The scene at Ground Zero at 2 a.m., 10 days after the attack, is surreal. One hundred ten stories of two buildings lie crushed by gravity into a pile of metal no more than four stories high. A two-story chunk of one building is still lodged in the side of an adjacent building. Mist from a water cannon perched atop another neighboring building is falling through bright lights onto gas-masked workers. Smoke still rises from countless fires under the rubble. A crane is trying to climb the mountain of wreckage, but keeps slipping back. Small avalanches of debris periodically thunder down.

And a flatbed trailer waits for another crane to deposit a beam from the World Trade Center.

Truckers have been on the front lines since the attacks that shook America Sept. 11. Norman Ortiz, a driver for Document Express of New York, says he came to help because just watching television coverage became frustrating. “I feel helpless at home just watching TV,” he says. “I wanted to get in there and do something.” He volunteered for whatever work was needed. “It’s incredible in there. I saw dead bodies, body parts – total chaos. There’s the smell of dead bodies.”
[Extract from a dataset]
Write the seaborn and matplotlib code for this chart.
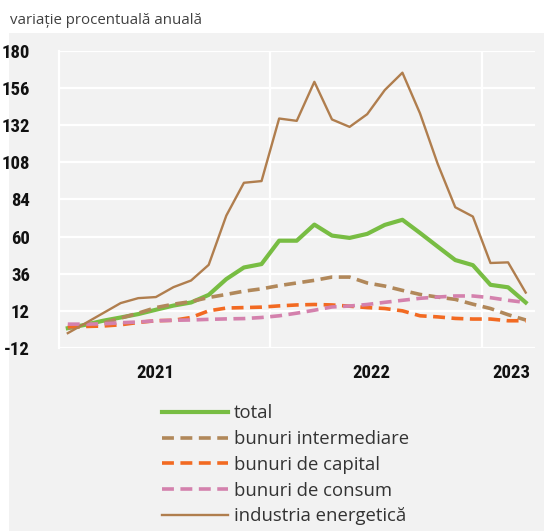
import pandas as pd
import numpy as np
import seaborn as sns
import matplotlib.pyplot as plt
from matplotlib.patches import Rectangle
from matplotlib import font_manager

# monthly data, Jan 2021 - Mar 2023 (annual % change)
months = pd.date_range("2021-01-01", "2023-03-01", freq="MS")
total = [0.8, 3.0, 5.6, 7.7, 9.9, 12.7, 15.4, 17.4, 22.3, 32.5, 40.0, 42.2, 57.3, 57.3,
         67.7, 60.6, 59.1, 61.7, 67.5, 70.8, 62.3, 53.5, 44.8, 41.5, 28.8, 27.2, 17.4]
intermediare = [1.0, 2.0, 4.0, 7.3, 10.5, 14.1, 16.3, 18.0, 20.6, 22.6, 24.7, 26.2, 28.3, 30.0,
                31.7, 33.8, 33.8, 30.0, 28.0, 25.2, 22.6, 20.9, 19.4, 16.3, 13.5, 9.5, 6.1]
capital = [1.9, 1.9, 2.2, 3.0, 4.5, 5.6, 5.9, 7.7, 12.0, 13.8, 14.1, 14.4, 15.2, 15.8,
           16.1, 15.8, 15.0, 14.1, 13.5, 12.0, 8.8, 8.1, 7.1, 6.7, 6.7, 5.6, 5.6]
consum = [3.4, 3.4, 3.6, 4.3, 4.8, 5.6, 5.9, 6.1, 6.5, 6.8, 7.0, 7.7, 8.8, 10.5,
          12.4, 14.5, 15.1, 16.1, 17.5, 18.8, 20.1, 20.9, 21.6, 21.6, 20.5, 18.8, 17.4]
energie = [-2.4, 4.0, 10.5, 17.0, 20.2, 20.9, 27.3, 31.6, 41.7, 73.5, 94.7, 95.8, 136.2, 134.7,
           159.9, 135.6, 130.8, 139.0, 154.6, 165.8, 139.5, 107.0, 78.9, 72.9, 42.9, 43.3, 23.8]

labels = ["total", "bunuri intermediare", "bunuri de capital", "bunuri de consum", "industria energetică"]
years = ["2021", "2022", "2023"]
yticks = np.arange(-12, 181, 24)

df = pd.DataFrame({"luna": months, labels[0]: total, labels[1]: intermediare,
                   labels[2]: capital, labels[3]: consum, labels[4]: energie})
df["idx"] = np.arange(len(df))

colors = ["#78bd43", "#b1885a", "#f26a22", "#d481ad", "#b07e4e"]
widths = [3.0, 2.6, 2.6, 2.6, 1.7]
dashes = [None, (3.3, 1.8), (3.3, 1.8), (3.3, 1.8), None]

# pick a condensed font for the axis numbers if one is installed
installed = {f.name for f in font_manager.fontManager.ttflist}
narrow = "DejaVu Sans"
num_kw = {"fontweight": "bold", "fontsize": 12}
for cand in ["Liberation Sans Narrow", "DejaVu Sans Condensed", "Roboto Condensed", "Open Sans Condensed"]:
    if cand in installed:
        narrow = cand
        num_kw = {"fontweight": "bold", "fontsize": 13.5}
        break
if narrow == "DejaVu Sans":
    num_kw = {"fontweight": "semibold", "fontsize": 12.5, "fontstretch": "condensed"}
    narrow = "Roboto" if "Roboto" in installed else "DejaVu Sans"

bg = "#f2f2f2"
fig = plt.figure(figsize=(5.44, 5.31), dpi=100)
fig.patch.set_facecolor("white")
fig.patches.append(Rectangle((9 / 544, 0), 1, 1 - 33 / 531, transform=fig.transFigure,
                             facecolor=bg, edgecolor="none", zorder=-5))
fig.text(10 / 544, 1 - 20 / 531, "variație procentuală anuală", fontsize=10.8,
         color="#404040", family="Open Sans", va="center", ha="left")

ax = fig.add_axes([59 / 544, 1 - 348 / 531, (534.5 - 59) / 544, (348 - 50.7) / 531])
ax.set_facecolor(bg)

for i, lab in enumerate(labels):
    sns.lineplot(data=df, x="idx", y=lab, ax=ax, color=colors[i], linewidth=widths[i],
                 label=lab, zorder=3 + i, legend=False)
    l = ax.lines[-1]
    if dashes[i]:
        l.set_dashes(dashes[i])
        l.set_dash_capstyle("butt")

ax.set_xlim(-0.5, 26.5)
ax.set_ylim(-12, 180)
ax.set_yticks(yticks)
ax.set_yticklabels([str(v) for v in yticks], family=narrow, color="#111111", **num_kw)
ax.set_xticks([11.5, 23.5])
ax.set_xticklabels([])
ax.grid(True, color="white", linewidth=1.6, zorder=1)
ax.set_axisbelow(True)
for s in ["top", "right", "bottom"]:
    ax.spines[s].set_visible(False)
ax.spines["left"].set_color("white")
ax.spines["left"].set_linewidth(1.6)
ax.tick_params(length=0, axis="y", pad=21)
ax.tick_params(length=0, axis="x")
ax.set_xlabel("")
ax.set_ylabel("")

for yr, pos in zip(years, [5.0, 17.25, 25.2]):
    ax.text(pos, -0.085, yr, transform=ax.get_xaxis_transform(), ha="center", va="center",
            family=narrow, color="#111111", **num_kw)

handles = ax.lines[:5]
leg = fig.legend(handles, labels, loc="upper left", bbox_to_anchor=(153 / 544, 1 - 395 / 531),
                 frameon=False, handlelength=3.55, handletextpad=0.33,
                 labelspacing=0.42, borderpad=0, prop={"family": "Open Sans", "size": 13.3})
for t in leg.get_texts():
    t.set_color("#333333")

plt.savefig("out.png", dpi=100, facecolor=fig.get_facecolor())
Despite the horror of the scene, Ortiz is glad he came. “People are working hard. Everybody’s alive – their hearts are into it. I worked on the bucket brigade, cutting metal, doing heavy lifting, giving out food and water, using a pickaxe to break concrete and dirt. I’m going to come back as much as I can to help out.”

Truckers have brought in generators to power the lights that keep workers clearing out debris around the clock. They bring in food and water for the workers, many of whom are volunteers. So many truckers were loading up their trailers with contributions that New York City became inundated with food and supplies.

Truckers also provide the only way to remove the debris from Ground Zero. Drivers of dump trailers and flatbeds cart away tons of wreckage every day, hauling their loads to barges and over bridges on the way to the Fresh Kills landfill in Staten Island.

Drivers risk their lives making runs into Ground Zero. At least two large buildings were threatening to collapse in the days after the attack. When engineers detected 1/4-inch of movement in a building, they sounded an alarm that told workers to drop everything and run, according to Raymond Acevedo, a structural engineer with Canron Steel.